GIC, which is one of the three entities that contributes to Singapore's reserves, recorded an annualised rolling 20-year real rate of return of 4.2 per cent for the period ending March 31, after stripping away inflation. This means that every $100 invested with GIC in 2003 would have grown to $228 today, after taking inflation into account.

The figure is higher than the relevant average global inflation rate - which by one measure stood at around 2.8 per cent in the same period - though it marks a slight dip from the 4.3 per cent annualised return in the previous financial year.

The fund measures its performance by evaluating returns over a 20-year period, which started in April 2002 for the financial year just ended.

GIC chief executive Lim Chow Kiat said at a briefing yesterday that investors now face an investment landscape filled with profound uncertainties.

"The macroeconomic environment has entered a high-inflation regime, driven by supply chain disruptions, a rapid recovery in demand and rising wages," he said.

The world is also facing higher risks of fragmentation as geopolitical tensions continue to rise, Mr Lim noted.

Looking ahead, he said the broader market returns "were likely to be low".

"Until we have more so-called restoration of value - meaning yields come up - whether it is bond yields or earnings yields or dividend yields, which may come because prices are lower or somehow, the companies are all doing better, (general) return prospects are still not great," Mr Lim said.

The stable showing from GIC will help bolster Singapore's Budget spending.

The Government can spend up to 50 per cent of the expected long-term investment returns generated by GIC, Temasek and the Monetary Authority of Singapore (MAS).

For this financial year, the Net Investment Returns Contribution (NIRC) has been estimated at $21.6 billion.

MAS said last week that it is not contributing this time around as it recorded a net loss of $7.4 billion on the back of a stronger Singdollar. This meant the value of its foreign exchange reserves dipped when translated into Singapore currency.

Temasek, however, reported two weeks back that its net portfolio jumped above $400 billion for the first time despite volatile market conditions.

Mr Lim said the fund's focus is to make sure that it continues to do as well as it can to generate a return so that the Government has resources for its Budget.

Finance Minister Lawrence Wong said during the Budget speech in February that the NIRC has provided, on average, the equivalent of about 3.5 per cent of the gross domestic product to the annual Budget in the last five years.

Over the past fiscal year, GIC continued to gradually increase the share of private equity and real estate investments that offer protection against inflation. It is seeking to move away from nominal bonds, whose yields are under pressure.

Dr Jeffrey Jaensubhakij, the group's chief investment officer, said the fund will be defensive or invest in companies or asset classes that can hold up better.

"The limitation is that everybody is also trying to get into these inflation-protected sectors and we're also trying to exercise some price discipline.

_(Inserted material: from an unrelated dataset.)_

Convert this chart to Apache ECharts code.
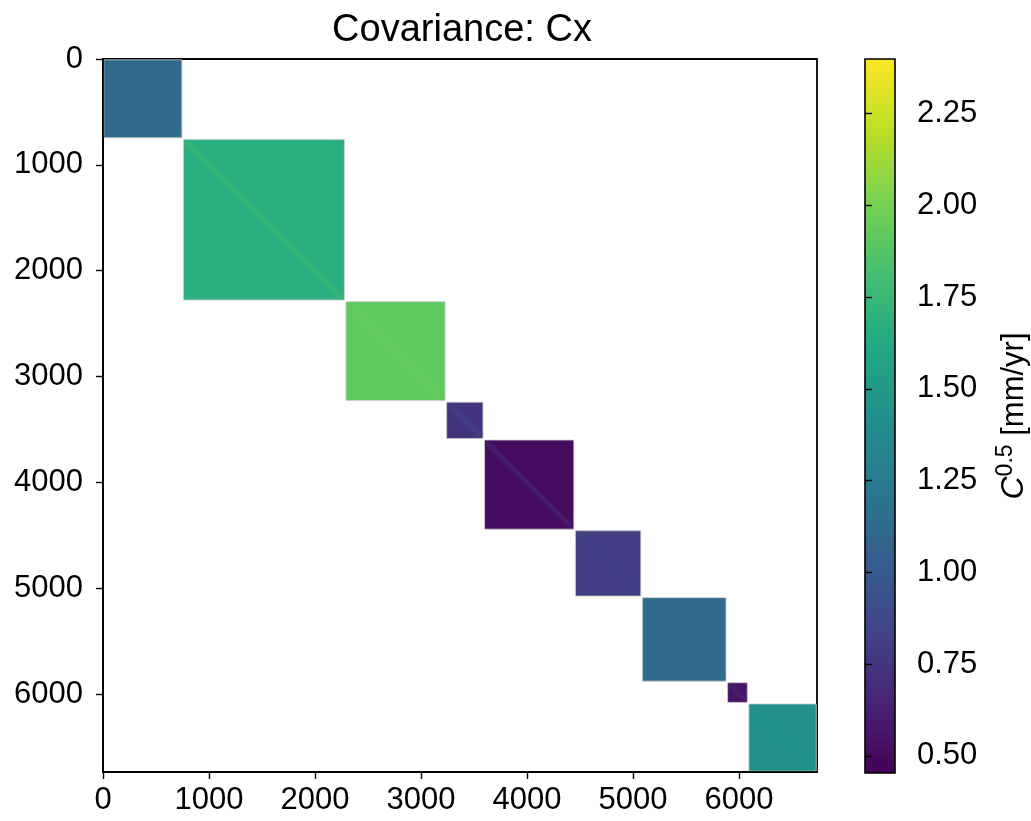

"I think our teams are trying to balance between the need to be very quick in deploying into these assets but also setting a bar - the reason why we want to go into it is because we expect a better return," said Dr Jaensubhakij.

Correction note: An earlier version of this story said GIC is one of the three entities charged with managing Singapore's reserves. This has been corrected to say that GIC is one of the three entities that contributes to Singapore's reserves.